Task to complete =
Wherever a line in the data below holds "matplotlib", copy that line.

Recorded information =
---
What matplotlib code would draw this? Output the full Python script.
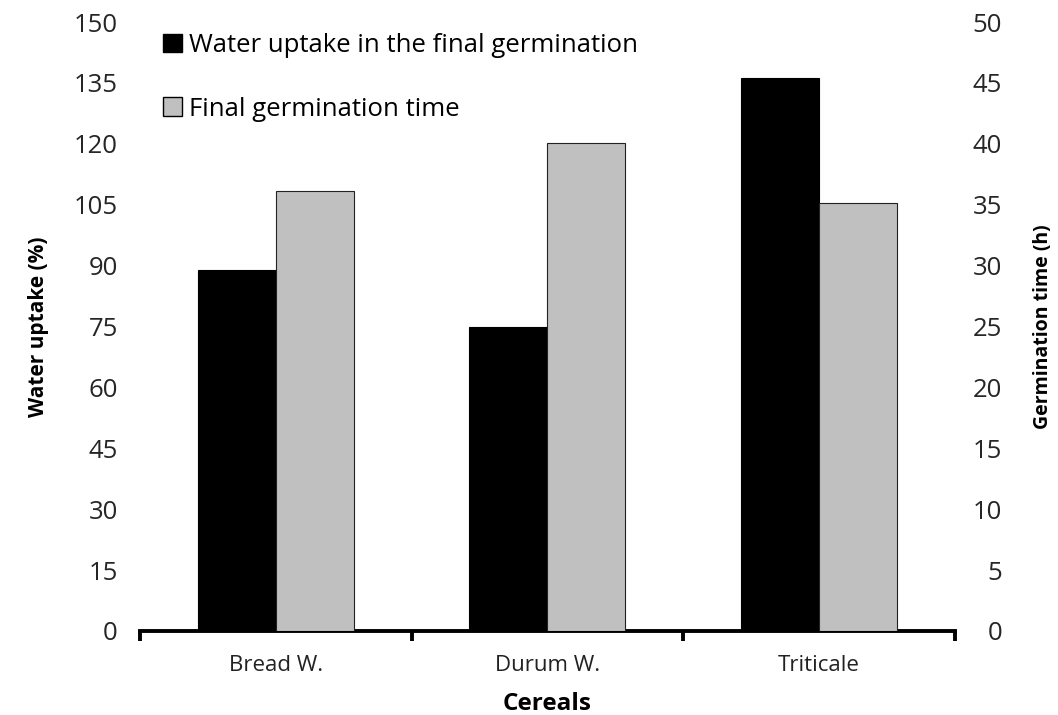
import numpy as np
import matplotlib.pyplot as plt
from matplotlib.patches import Patch

# données
cereals = ["Bread W.", "Durum W.", "Triticale"]
water_uptake = [88.9, 74.9, 136.2]      # %
germination_time = [36.1, 40.1, 35.1]   # h

plt.rcParams["font.family"] = ["Open Sans", "DejaVu Sans"]

fig = plt.figure(figsize=(10.58, 7.15), dpi=100)
ax = fig.add_axes([0.1323, 0.1175, 0.9026 - 0.1323, 0.9692 - 0.1175])
ax2 = ax.twinx()

x = np.arange(len(cereals))
w = 0.287
ax.bar(x - w / 2, water_uptake, w, color="black", edgecolor="black", linewidth=0.8)
ax2.bar(x + w / 2, germination_time, w, color="#c0c0c0", edgecolor="#222222", linewidth=0.8)

ax.set_xlim(-0.5, 2.5)
ax.set_ylim(0, 150)
ax2.set_ylim(0, 50)
ax.set_yticks(np.arange(0, 151, 15))
ax2.set_yticks(np.arange(0, 51, 5))

for a in (ax, ax2):
    for s in ["top", "left", "right", "bottom"]:
        a.spines[s].set_visible(False)
ax.spines["bottom"].set_visible(True)
ax.spines["bottom"].set_linewidth(2.8)
ax.spines["bottom"].set_capstyle("projecting")

ax.tick_params(axis="y", length=0, pad=16, labelsize=18.5, labelcolor="#262626")
ax2.tick_params(axis="y", length=0, pad=34, labelsize=18.5, labelcolor="#262626")
for lab in ax2.get_yticklabels():
    lab.set_horizontalalignment("right")

ax.set_xticks(x)
ax.set_xticklabels(cereals, fontsize=16, color="#222222")
ax.tick_params(axis="x", which="major", length=0, pad=17)
ax.set_xticks([-0.5, 0.5, 1.5, 2.5], minor=True)
ax.tick_params(axis="x", which="minor", length=7, width=2.8, direction="out")

ax.set_xlabel("Cereals", fontsize=17.5, fontweight="bold", labelpad=12)
ax.set_ylabel("Water uptake (%)", fontsize=15, fontweight="bold", labelpad=18)
ax2.set_ylabel("Germination time (h)", fontsize=14, fontweight="bold", labelpad=22)

handles = [
    Patch(facecolor="black", edgecolor="black", label="Water uptake in the final germination"),
    Patch(facecolor="#c0c0c0", edgecolor="black", label="Final germination time"),
]
ax.legend(handles=handles, loc="upper left", bbox_to_anchor=(0.0, 1.02), frameon=False,
          fontsize=18.5, handlelength=0.75, handleheight=0.75, handletextpad=0.25,
          labelspacing=1.5)

plt.savefig("out.png", dpi=100)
---
Output of the exercise =
What matplotlib code would draw this? Output the full Python script.
import matplotlib.pyplot as plt
from matplotlib.patches import Patch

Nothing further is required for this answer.